=== Information shown ===

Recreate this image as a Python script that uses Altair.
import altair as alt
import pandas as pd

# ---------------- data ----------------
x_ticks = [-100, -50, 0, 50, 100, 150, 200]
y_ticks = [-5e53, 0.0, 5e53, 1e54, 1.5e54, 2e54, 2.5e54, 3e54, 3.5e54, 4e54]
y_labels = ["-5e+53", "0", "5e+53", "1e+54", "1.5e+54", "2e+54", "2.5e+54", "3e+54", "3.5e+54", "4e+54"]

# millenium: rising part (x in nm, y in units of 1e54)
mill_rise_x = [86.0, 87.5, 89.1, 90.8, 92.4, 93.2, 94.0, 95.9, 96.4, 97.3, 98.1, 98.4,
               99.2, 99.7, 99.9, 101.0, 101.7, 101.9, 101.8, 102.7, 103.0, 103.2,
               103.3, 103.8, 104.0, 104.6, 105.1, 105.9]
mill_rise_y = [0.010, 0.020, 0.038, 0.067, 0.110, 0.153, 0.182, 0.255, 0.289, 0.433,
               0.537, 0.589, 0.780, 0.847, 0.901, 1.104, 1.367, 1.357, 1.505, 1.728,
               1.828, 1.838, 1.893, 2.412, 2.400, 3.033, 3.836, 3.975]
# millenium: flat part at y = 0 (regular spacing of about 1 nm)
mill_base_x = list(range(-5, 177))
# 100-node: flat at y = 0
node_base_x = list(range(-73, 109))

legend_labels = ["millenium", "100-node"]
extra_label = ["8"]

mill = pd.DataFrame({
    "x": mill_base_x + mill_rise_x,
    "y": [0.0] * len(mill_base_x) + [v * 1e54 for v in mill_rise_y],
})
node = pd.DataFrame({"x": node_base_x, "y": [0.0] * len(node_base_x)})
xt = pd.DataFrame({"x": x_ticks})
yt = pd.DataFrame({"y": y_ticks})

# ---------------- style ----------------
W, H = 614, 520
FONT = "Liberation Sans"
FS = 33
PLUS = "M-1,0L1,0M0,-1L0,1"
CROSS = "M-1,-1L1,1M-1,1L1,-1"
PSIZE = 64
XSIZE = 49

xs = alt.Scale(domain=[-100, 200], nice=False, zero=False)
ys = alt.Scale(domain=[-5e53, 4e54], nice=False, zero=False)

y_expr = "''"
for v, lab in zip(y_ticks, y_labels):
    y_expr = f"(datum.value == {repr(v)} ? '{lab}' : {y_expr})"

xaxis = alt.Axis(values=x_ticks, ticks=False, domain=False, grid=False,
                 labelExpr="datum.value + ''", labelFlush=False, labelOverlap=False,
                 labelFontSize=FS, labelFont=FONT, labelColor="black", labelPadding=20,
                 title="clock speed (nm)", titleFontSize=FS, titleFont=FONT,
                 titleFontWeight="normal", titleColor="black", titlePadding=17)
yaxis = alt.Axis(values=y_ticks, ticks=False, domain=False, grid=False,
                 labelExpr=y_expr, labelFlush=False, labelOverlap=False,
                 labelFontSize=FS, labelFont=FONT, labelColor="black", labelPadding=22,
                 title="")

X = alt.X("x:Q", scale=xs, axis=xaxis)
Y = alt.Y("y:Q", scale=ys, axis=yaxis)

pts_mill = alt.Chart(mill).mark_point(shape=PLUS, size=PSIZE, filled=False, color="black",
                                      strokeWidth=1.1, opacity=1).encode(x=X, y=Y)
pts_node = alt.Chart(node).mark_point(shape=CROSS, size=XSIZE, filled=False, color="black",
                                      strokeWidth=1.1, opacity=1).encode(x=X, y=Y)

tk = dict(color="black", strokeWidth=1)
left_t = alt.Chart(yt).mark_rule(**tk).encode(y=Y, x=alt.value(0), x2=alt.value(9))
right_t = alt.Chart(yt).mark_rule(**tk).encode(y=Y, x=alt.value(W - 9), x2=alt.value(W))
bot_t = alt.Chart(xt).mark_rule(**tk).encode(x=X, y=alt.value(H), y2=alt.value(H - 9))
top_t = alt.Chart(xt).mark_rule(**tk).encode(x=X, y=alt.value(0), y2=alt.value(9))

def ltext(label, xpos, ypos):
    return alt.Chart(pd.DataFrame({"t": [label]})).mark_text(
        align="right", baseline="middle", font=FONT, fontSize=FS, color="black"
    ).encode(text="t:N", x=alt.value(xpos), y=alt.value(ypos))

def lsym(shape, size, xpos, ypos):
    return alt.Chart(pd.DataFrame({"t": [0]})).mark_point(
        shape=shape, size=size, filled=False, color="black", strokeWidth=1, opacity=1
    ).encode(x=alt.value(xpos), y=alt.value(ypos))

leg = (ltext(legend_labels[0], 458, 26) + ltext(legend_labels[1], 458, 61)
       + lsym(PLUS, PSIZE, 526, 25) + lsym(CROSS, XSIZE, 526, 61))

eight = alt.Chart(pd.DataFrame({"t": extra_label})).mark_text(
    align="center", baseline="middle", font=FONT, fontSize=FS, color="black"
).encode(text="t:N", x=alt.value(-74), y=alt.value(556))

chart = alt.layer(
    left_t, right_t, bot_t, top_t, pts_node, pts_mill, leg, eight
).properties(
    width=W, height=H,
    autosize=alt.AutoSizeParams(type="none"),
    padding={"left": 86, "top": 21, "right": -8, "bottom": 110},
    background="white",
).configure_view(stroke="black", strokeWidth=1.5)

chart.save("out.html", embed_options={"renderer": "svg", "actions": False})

===

Your goal:
Write the material out exactly, with nothing left out.

In response:
Recreate this image as a Python script that uses Altair.
import altair as alt
import pandas as pd

# ---------------- data ----------------
x_ticks = [-100, -50, 0, 50, 100, 150, 200]
y_ticks = [-5e53, 0.0, 5e53, 1e54, 1.5e54, 2e54, 2.5e54, 3e54, 3.5e54, 4e54]
y_labels = ["-5e+53", "0", "5e+53", "1e+54", "1.5e+54", "2e+54", "2.5e+54", "3e+54", "3.5e+54", "4e+54"]

# millenium: rising part (x in nm, y in units of 1e54)
mill_rise_x = [86.0, 87.5, 89.1, 90.8, 92.4, 93.2, 94.0, 95.9, 96.4, 97.3, 98.1, 98.4,
               99.2, 99.7, 99.9, 101.0, 101.7, 101.9, 101.8, 102.7, 103.0, 103.2,
               103.3, 103.8, 104.0, 104.6, 105.1, 105.9]
mill_rise_y = [0.010, 0.020, 0.038, 0.067, 0.110, 0.153, 0.182, 0.255, 0.289, 0.433,
               0.537, 0.589, 0.780, 0.847, 0.901, 1.104, 1.367, 1.357, 1.505, 1.728,
               1.828, 1.838, 1.893, 2.412, 2.400, 3.033, 3.836, 3.975]
# millenium: flat part at y = 0 (regular spacing of about 1 nm)
mill_base_x = list(range(-5, 177))
# 100-node: flat at y = 0
node_base_x = list(range(-73, 109))

legend_labels = ["millenium", "100-node"]
extra_label = ["8"]

mill = pd.DataFrame({
    "x": mill_base_x + mill_rise_x,
    "y": [0.0] * len(mill_base_x) + [v * 1e54 for v in mill_rise_y],
})
node = pd.DataFrame({"x": node_base_x, "y": [0.0] * len(node_base_x)})
xt = pd.DataFrame({"x": x_ticks})
yt = pd.DataFrame({"y": y_ticks})

# ---------------- style ----------------
W, H = 614, 520
FONT = "Liberation Sans"
FS = 33
PLUS = "M-1,0L1,0M0,-1L0,1"
CROSS = "M-1,-1L1,1M-1,1L1,-1"
PSIZE = 64
XSIZE = 49

xs = alt.Scale(domain=[-100, 200], nice=False, zero=False)
ys = alt.Scale(domain=[-5e53, 4e54], nice=False, zero=False)

y_expr = "''"
for v, lab in zip(y_ticks, y_labels):
    y_expr = f"(datum.value == {repr(v)} ? '{lab}' : {y_expr})"

xaxis = alt.Axis(values=x_ticks, ticks=False, domain=False, grid=False,
                 labelExpr="datum.value + ''", labelFlush=False, labelOverlap=False,
                 labelFontSize=FS, labelFont=FONT, labelColor="black", labelPadding=20,
                 title="clock speed (nm)", titleFontSize=FS, titleFont=FONT,
                 titleFontWeight="normal", titleColor="black", titlePadding=17)
yaxis = alt.Axis(values=y_ticks, ticks=False, domain=False, grid=False,
                 labelExpr=y_expr, labelFlush=False, labelOverlap=False,
                 labelFontSize=FS, labelFont=FONT, labelColor="black", labelPadding=22,
                 title="")

X = alt.X("x:Q", scale=xs, axis=xaxis)
Y = alt.Y("y:Q", scale=ys, axis=yaxis)

pts_mill = alt.Chart(mill).mark_point(shape=PLUS, size=PSIZE, filled=False, color="black",
                                      strokeWidth=1.1, opacity=1).encode(x=X, y=Y)
pts_node = alt.Chart(node).mark_point(shape=CROSS, size=XSIZE, filled=False, color="black",
                                      strokeWidth=1.1, opacity=1).encode(x=X, y=Y)

tk = dict(color="black", strokeWidth=1)
left_t = alt.Chart(yt).mark_rule(**tk).encode(y=Y, x=alt.value(0), x2=alt.value(9))
right_t = alt.Chart(yt).mark_rule(**tk).encode(y=Y, x=alt.value(W - 9), x2=alt.value(W))
bot_t = alt.Chart(xt).mark_rule(**tk).encode(x=X, y=alt.value(H), y2=alt.value(H - 9))
top_t = alt.Chart(xt).mark_rule(**tk).encode(x=X, y=alt.value(0), y2=alt.value(9))

def ltext(label, xpos, ypos):
    return alt.Chart(pd.DataFrame({"t": [label]})).mark_text(
        align="right", baseline="middle", font=FONT, fontSize=FS, color="black"
    ).encode(text="t:N", x=alt.value(xpos), y=alt.value(ypos))

def lsym(shape, size, xpos, ypos):
    return alt.Chart(pd.DataFrame({"t": [0]})).mark_point(
        shape=shape, size=size, filled=False, color="black", strokeWidth=1, opacity=1
    ).encode(x=alt.value(xpos), y=alt.value(ypos))

leg = (ltext(legend_labels[0], 458, 26) + ltext(legend_labels[1], 458, 61)
       + lsym(PLUS, PSIZE, 526, 25) + lsym(CROSS, XSIZE, 526, 61))

eight = alt.Chart(pd.DataFrame({"t": extra_label})).mark_text(
    align="center", baseline="middle", font=FONT, fontSize=FS, color="black"
).encode(text="t:N", x=alt.value(-74), y=alt.value(556))

chart = alt.layer(
    left_t, right_t, bot_t, top_t, pts_node, pts_mill, leg, eight
).properties(
    width=W, height=H,
    autosize=alt.AutoSizeParams(type="none"),
    padding={"left": 86, "top": 21, "right": -8, "bottom": 110},
    background="white",
).configure_view(stroke="black", strokeWidth=1.5)

chart.save("out.html", embed_options={"renderer": "svg", "actions": False})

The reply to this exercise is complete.